Por fim, Juliana Maria de Siqueira deu a palestra intitulada “Construção da programação MIS Campinas”. Nela foi profusamente referida a história do museu que, fundado por um grupo na década de 1970, teve problemas para encontrar uma sede estável. Contudo, em 2001, foi instalado no Palácio dos Azulejos, de onde tentaram retirá-lo posteriormente; experiência que, ao final, foi positiva, pois chamou a comunidade para defender a instituição.
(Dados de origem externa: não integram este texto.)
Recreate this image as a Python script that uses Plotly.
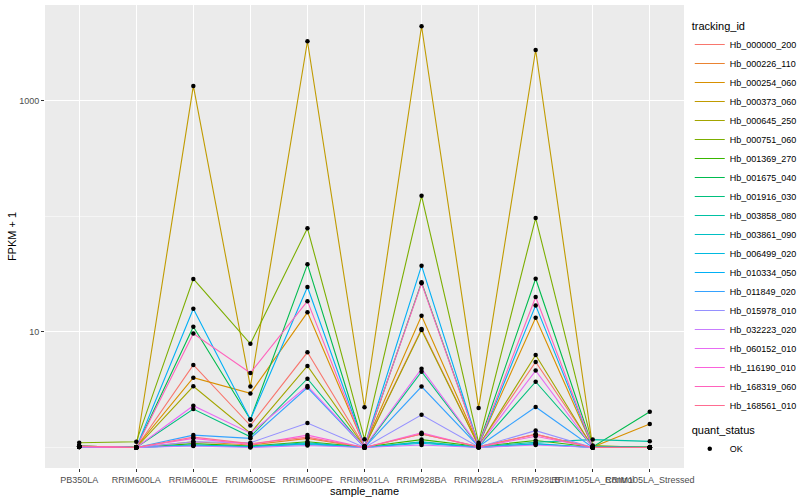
import plotly.graph_objects as go

categories = ["PB350LA", "RRIM600LA", "RRIM600LE", "RRIM600SE", "RRIM600PE", "RRIM901LA",
              "RRIM928BA", "RRIM928LA", "RRIM928LB", "RRIM105LA_Control", "RRIM105LA_Stressed"]

tracking_ids = ["Hb_000000_200", "Hb_000226_110", "Hb_000254_060", "Hb_000373_060", "Hb_000645_250",
                "Hb_000751_060", "Hb_001369_270", "Hb_001675_040", "Hb_001916_030", "Hb_003858_080",
                "Hb_003861_090", "Hb_006499_020", "Hb_010334_050", "Hb_011849_020", "Hb_015978_010",
                "Hb_032223_020", "Hb_060152_010", "Hb_116190_010", "Hb_168319_060", "Hb_168561_010"]

colors = ["#F8766D", "#EA8331", "#D89000", "#C09B00", "#A3A500", "#7CAE00", "#39B600", "#00BB4E",
          "#00BF7D", "#00C1A3", "#00BFC4", "#00BAE0", "#00B0F6", "#35A2FF", "#9590FF", "#C77CFF",
          "#E76BF3", "#FA62DB", "#FF62BC", "#FF6C91"]

fpkm_Hb_000000_200 = [1.02, 1.00, 5.18, 1.55, 6.67, 1.02, 10.6, 1.04, 5.5, 1.02, 1.00]
fpkm_Hb_000226_110 = [1.03, 1.00, 1.12, 1.05, 1.20, 1.00, 1.31, 1.02, 1.30, 1.00, 1.01]
fpkm_Hb_000254_060 = [1.02, 1.01, 4.02, 2.94, 14.8, 1.03, 13.8, 1.05, 13.3, 1.01, 1.60]
fpkm_Hb_000373_060 = [1.02, 1.00, 1350, 3.37, 3290, 2.23, 4440, 2.20, 2765, 1.00, 1.00]
fpkm_Hb_000645_250 = [1.01, 1.00, 3.39, 1.33, 5.08, 1.01, 10.4, 1.03, 6.33, 1.00, 1.00]
fpkm_Hb_000751_060 = [1.10, 1.12, 28.8, 7.9, 79, 1.18, 151, 1.10, 97, 1.04, 1.00]
fpkm_Hb_001369_270 = [1.03, 1.00, 1.08, 1.03, 1.12, 1.01, 1.17, 1.02, 1.15, 1.01, 1.00]
fpkm_Hb_001675_040 = [1.02, 1.00, 11.1, 1.75, 38.5, 1.01, 26.9, 1.06, 28.9, 1.01, 2.04]
fpkm_Hb_001916_030 = [1.01, 1.00, 2.15, 1.24, 3.94, 1.00, 4.53, 1.02, 3.71, 1.02, 1.01]
fpkm_Hb_003858_080 = [1.03, 1.00, 1.05, 1.02, 1.10, 1.00, 1.12, 1.01, 1.11, 1.17, 1.13]
fpkm_Hb_003861_090 = [1.02, 1.00, 1.04, 1.02, 1.06, 1.00, 1.11, 1.00, 1.07, 1.00, 1.00]
fpkm_Hb_006499_020 = [1.01, 1.00, 1.05, 1.01, 1.08, 1.00, 1.09, 1.00, 1.08, 1.00, 1.00]
fpkm_Hb_010334_050 = [1.02, 1.00, 15.9, 1.75, 24.5, 1.02, 37.5, 1.04, 17.0, 1.01, 1.00]
fpkm_Hb_011849_020 = [1.02, 1.00, 1.28, 1.20, 3.30, 1.00, 3.37, 1.02, 2.24, 1.00, 1.00]
fpkm_Hb_015978_010 = [1.01, 1.00, 1.12, 1.10, 1.63, 1.00, 1.92, 1.01, 1.40, 1.00, 1.00]
fpkm_Hb_032223_020 = [1.01, 1.00, 1.03, 1.00, 1.04, 1.00, 1.05, 1.00, 1.05, 1.00, 1.00]
fpkm_Hb_060152_010 = [1.02, 1.00, 2.30, 1.33, 3.41, 1.01, 4.81, 1.03, 4.63, 1.00, 1.00]
fpkm_Hb_116190_010 = [1.02, 1.00, 1.20, 1.06, 1.28, 1.00, 1.34, 1.01, 1.25, 1.00, 1.00]
fpkm_Hb_168319_060 = [1.02, 1.00, 9.7, 4.42, 18.5, 1.02, 26.4, 1.05, 20.1, 1.01, 1.00]
fpkm_Hb_168561_010 = [1.03, 1.00, 1.23, 1.08, 1.23, 1.00, 1.31, 1.01, 1.30, 1.00, 1.00]

series = [fpkm_Hb_000000_200, fpkm_Hb_000226_110, fpkm_Hb_000254_060, fpkm_Hb_000373_060,
          fpkm_Hb_000645_250, fpkm_Hb_000751_060, fpkm_Hb_001369_270, fpkm_Hb_001675_040,
          fpkm_Hb_001916_030, fpkm_Hb_003858_080, fpkm_Hb_003861_090, fpkm_Hb_006499_020,
          fpkm_Hb_010334_050, fpkm_Hb_011849_020, fpkm_Hb_015978_010, fpkm_Hb_032223_020,
          fpkm_Hb_060152_010, fpkm_Hb_116190_010, fpkm_Hb_168319_060, fpkm_Hb_168561_010]

y_tick_vals = [10, 1000]
y_tick_text = ["10", "1000"]

FONT = "Liberation Sans, Arial, sans-serif"

fig = go.Figure()
for name, col, vals in zip(tracking_ids, colors, series):
    fig.add_trace(go.Scatter(x=categories, y=vals, mode="lines", name=name,
                             line=dict(color=col, width=1.1), legend="legend"))

all_x, all_y = [], []
for vals in series:
    all_x += categories
    all_y += vals
fig.add_trace(go.Scatter(x=all_x, y=all_y, mode="markers", name="OK",
                         marker=dict(color="black", size=4.5, symbol="circle"),
                         legend="legend2"))

fig.update_layout(
    width=800, height=500,
    margin=dict(l=45, r=116, t=5, b=32, autoexpand=False),
    paper_bgcolor="white", plot_bgcolor="#EBEBEB",
    font=dict(family=FONT, color="black"),
    showlegend=True,
    legend=dict(title=dict(text="tracking_id", font=dict(size=11)),
                font=dict(size=9), x=1.009, xanchor="left", y=0.977, yanchor="top",
                bgcolor="rgba(0,0,0,0)", tracegroupgap=0, itemwidth=30),
    legend2=dict(title=dict(text="quant_status", font=dict(size=11)),
                 font=dict(size=9), x=1.009, xanchor="left", y=0.104, yanchor="top",
                 bgcolor="rgba(0,0,0,0)", itemwidth=30),
)
fig.update_xaxes(type="category", categoryorder="array", categoryarray=categories,
                 range=[-0.6, 10.6], showgrid=True, gridcolor="white", gridwidth=1.1,
                 zeroline=False, ticks="outside", ticklen=3, tickcolor="#333333",
                 tickangle=0, tickfont=dict(size=9, color="#4D4D4D"), automargin=False,
                 title=dict(text="sample_name", font=dict(size=11), standoff=0))
fig.update_yaxes(type="log", range=[-0.1775, 3.831], tickvals=y_tick_vals, ticktext=y_tick_text,
                 showgrid=True, gridcolor="white", gridwidth=1.1, zeroline=False,
                 ticks="outside", ticklen=3, tickcolor="#333333", automargin=False,
                 tickfont=dict(size=9, color="#4D4D4D"),
                 minor=dict(tickvals=[1, 100], showgrid=True, gridcolor="#F5F5F5", gridwidth=0.6, ticks=""),
                 title=dict(text="FPKM + 1", font=dict(size=11), standoff=0))

fig.write_html("out.html", config={"displayModeBar": False},
               post_script="document.body.style.margin='0';")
Nas palavras de Siqueira, o museu está abrindo um canal com o público, uma interação ativa; assim, na comemoração dos 40 anos a instituição decidiu perguntar diretamente às pessoas e visitantes o que desejavam do museu. As respostas serviram de base para realizar o projeto de programação. De igual forma, foi mencionado que o museu deveria deixar de ser um acervo para trabalhar com o presente, proposta interessante mas que não foi explanada na apresentação.

Dessa forma, a palestra sobre o MIS-Campinas foi mais descritiva que analítica. Soubemos da história do museu e sua programação, mas não foram aprofundados casos particulares sobre a construção das atividades ou dos canais de comunicação com o público.

Após essa intervenção, o segundo dia do Encontro no Museu do Imigrante chegou ao seu fim.